October 15, 2015

World's Largest Leveraged ETF Halts Orders, Citing "Liquidity Constraints"

First The Bank of Japan destroyed the Japanese bond market, and then, back in May we warned that The Bank of Japan had 'broken' the stock market. Now, it appears the all too obvious consequences of being the sole provider of buying power in an antirely false market are coming home to roost as Nomura reports the "temporary suspension" of new orders for 3 leveraged ETFs - the largest in the world - citing "liquidity of the underlying Nikkei 225 futures market."

As Bloomberg reported previously on Nomura's funds,
Money is being shredded at an unprecedented rate in a souped-up exchange-traded fund tied to Japan’s most famous stock index.
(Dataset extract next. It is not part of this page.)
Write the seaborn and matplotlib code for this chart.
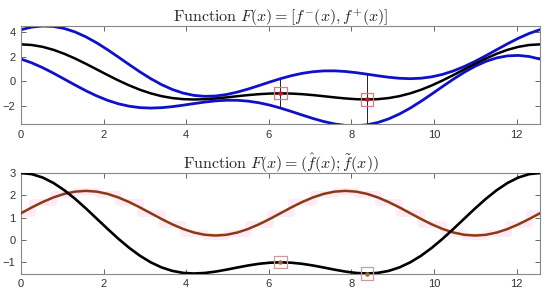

Since mid-August, investors have poured a record $4.5 billion into the Next Funds Nikkei 225 Leveraged Index ETF, a security designed to rise or fall twice as fast as its namesake equity gauge. That’s too bad, considering that twice the Nikkei 225 Stock Average’s loss over that period comes out to about 21 percent.

So fast have the country’s individual investors been plowing money into the fund that even as a fifth was lopped off its price, its market value more than doubled. It’s the largest security of its kind in the world, and is now big enough to affect the whole stock market as overseers rush to buy and sell securities to meet its price target, according to BNP Paribas Investment Partners Ltd.

“They are taking up a larger proportion of the market,” said Tony Glover, head of the investment management department at BNP Paribas Investment Partners Japan in Tokyo. “Volatile markets are not great news with increasingly wider intraday swings. The funds are a big factor causing this.”

The ETF has become more popular with traders than even Toyota Motor Corp., Japan’s biggest company. Average turnover for the ETF was about 250 billion yen ($2.1 billion) a day over the past two months, triple that of Toyota.